• _JOB_: Extract all lines that hold the string "with".

• _Data listing_:
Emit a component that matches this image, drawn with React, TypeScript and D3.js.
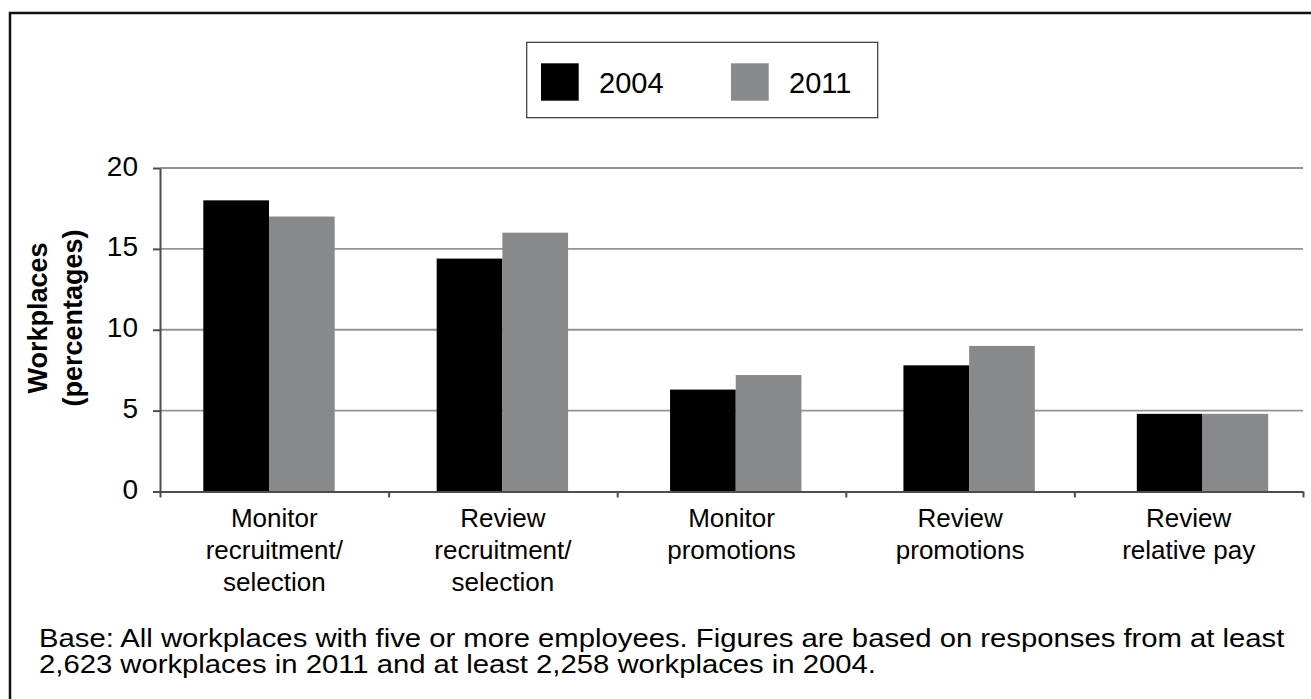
import * as d3 from "d3";
import { useRef, useEffect } from "react";

const WIDTH = 1311;
const HEIGHT = 699;
const FONT = "'Liberation Sans', Arial, sans-serif";

// data
const categories = [
  "Monitor recruitment/ selection",
  "Review recruitment/ selection",
  "Monitor promotions",
  "Review promotions",
  "Review relative pay",
];
const categoryLines = [
  ["Monitor", "recruitment/", "selection"],
  ["Review", "recruitment/", "selection"],
  ["Monitor", "promotions"],
  ["Review", "promotions"],
  ["Review", "relative pay"],
];
const seriesNames = ["2004", "2011"];
const values2004 = [18, 14.4, 6.3, 7.8, 4.8];
const values2011 = [17, 16, 7.2, 9, 4.8];
const yTicks = [0, 5, 10, 15, 20];
const colors = ["#000000", "#88898b"];
const yTitle = ["Workplaces", "(percentages)"];
const footnote = [
  "Base: All workplaces with five or more employees. Figures are based on responses from at least",
  "2,623 workplaces in 2011 and at least 2,258 workplaces in 2004.",
];

const PLOT = { left: 160, right: 1303, top: 168, bottom: 491.5 };

export default function App() {
  const svgRef = useRef(null);

  useEffect(() => {
    const svg = d3.select(svgRef.current);
    svg.selectAll("*").remove();

    // outer frame (right/bottom sides fall outside the picture)
    svg
      .append("rect")
      .attr("x", 10)
      .attr("y", 13)
      .attr("width", 2000)
      .attr("height", 2000)
      .attr("fill", "white")
      .attr("stroke", "#111")
      .attr("stroke-width", 2.5);

    const y = d3.scaleLinear().domain([0, 20]).range([PLOT.bottom, PLOT.top]);
    const xCat = d3
      .scaleBand()
      .domain(categories)
      .range([PLOT.left, PLOT.right]);
    const xEdge = d3
      .scaleLinear()
      .domain([0, categories.length])
      .range([PLOT.left, PLOT.right]);
    // bar groups sit on their own spacing in the original
    const xGroup = d3.scalePoint().domain(categories).range([269, 1202.5]);
    const xSub = d3.scaleBand().domain(seriesNames).range([-65.7, 65.7]);

    // gridlines
    svg
      .append("g")
      .selectAll("line")
      .data(yTicks.filter((t) => t > 0))
      .enter()
      .append("line")
      .attr("x1", PLOT.left)
      .attr("x2", PLOT.right)
      .attr("y1", (d) => y(d))
      .attr("y2", (d) => y(d))
      .attr("stroke", "#939393")
      .attr("stroke-width", 1.8);

    // bars
    const series = [values2004, values2011];
    series.forEach((vals, si) => {
      svg
        .append("g")
        .selectAll("rect")
        .data(vals)
        .enter()
        .append("rect")
        .attr("x", (d, i) => xGroup(categories[i]) + xSub(seriesNames[si]))
        .attr("y", (d) => y(d))
        .attr("width", xSub.bandwidth())
        .attr("height", (d) => y(0) - y(d))
        .attr("fill", colors[si]);
    });

    // y axis
    const yAxis = svg
      .append("g")
      .attr("transform", `translate(${PLOT.left},0)`)
      .call(
        d3.axisLeft(y).tickValues(yTicks).tickSize(7).tickSizeOuter(0).tickPadding(15)
      );
    yAxis.select(".domain").attr("stroke", "#4d4d4d").attr("stroke-width", 2);
    yAxis.selectAll(".tick line").attr("stroke", "#4d4d4d").attr("stroke-width", 2);
    yAxis
      .selectAll("text")
      .attr("font-family", FONT)
      .attr("font-size", 28)
      .attr("fill", "#000")
      .attr("dy", "0.25em");

    // x axis: ticks between categories
    const xAxis = svg
      .append("g")
      .attr("transform", `translate(0,${PLOT.bottom})`)
      .call(
        d3
          .axisBottom(xEdge)
          .tickValues(d3.range(categories.length + 1))
          .tickFormat(() => "")
          .tickSize(6)
          .tickSizeOuter(0)
      );
    xAxis.select(".domain").attr("stroke", "#4d4d4d").attr("stroke-width", 2);
    xAxis.selectAll(".tick line").attr("stroke", "#4d4d4d").attr("stroke-width", 2);

    // category labels
    const labels = svg
      .append("g")
      .attr("font-family", FONT)
      .attr("font-size", 26)
      .attr("text-anchor", "middle");
    categories.forEach((c, i) => {
      labels
        .append("text")
        .attr("x", xCat(c) + xCat.bandwidth() / 2)
        .attr("y", 527.3)
        .selectAll("tspan")
        .data(categoryLines[i])
        .enter()
        .append("tspan")
        .attr("x", xCat(c) + xCat.bandwidth() / 2)
        .attr("dy", (d, j) => (j === 0 ? 0 : 31.7))
        .text((d) => d);
    });

    // y title
    yTitle.forEach((t, i) => {
      svg
        .append("text")
        .attr("transform", `translate(${46.5 + i * 35},318) rotate(-90)`)
        .attr("text-anchor", "middle")
        .attr("font-family", FONT)
        .attr("font-size", 27)
        .attr("font-weight", "bold")
        .text(t);
    });

    // legend
    const legend = svg.append("g");
    legend
      .append("rect")
      .attr("x", 526.7)
      .attr("y", 42.3)
      .attr("width", 351)
      .attr("height", 75.4)
      .attr("fill", "white")
      .attr("stroke", "#333")
      .attr("stroke-width", 1.2);
    seriesNames.forEach((s, i) => {
      const lx = 541 + i * 190;
      legend
        .append("rect")
        .attr("x", lx)
        .attr("y", 63.3)
        .attr("width", 37.7)
        .attr("height", 37.4)
        .attr("fill", colors[i]);
      legend
        .append("text")
        .attr("x", lx + 58)
        .attr("y", 93.3)
        .attr("font-family", FONT)
        .attr("font-size", 29)
        .text(s);
    });

    // footnote (glyphs are a bit wide and short in the original)
    footnote.forEach((t, i) => {
      svg
        .append("text")
        .attr("transform", `translate(39,${647 + i * 25.5}) scale(1.1,1)`)
        .attr("font-family", FONT)
        .attr("font-size", 26.6)
        .text(t);
    });
  }, []);

  return (
    <svg
      ref={svgRef}
      width={WIDTH}
      height={HEIGHT}
      style={{ position: "absolute", left: 0, top: 0, background: "white" }}
    />
  );
}
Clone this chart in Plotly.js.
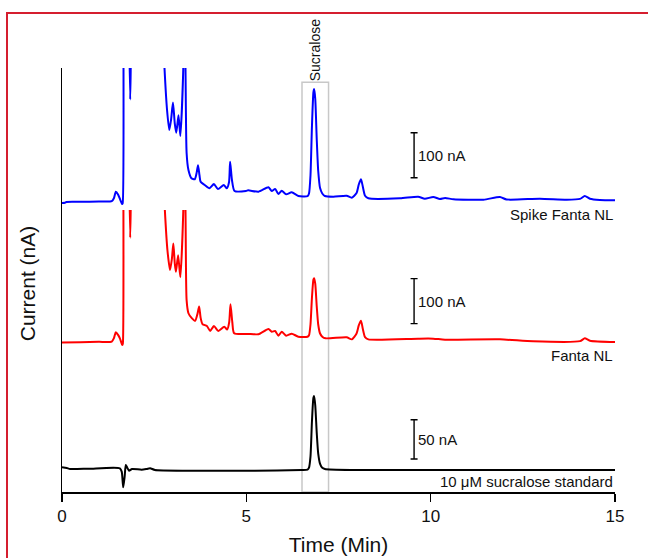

• _FINISHED TASK_:
Emit a component that matches this image, drawn with React, TypeScript and D3.js.
  "Base: All workplaces with five or more employees. Figures are based on responses from at least",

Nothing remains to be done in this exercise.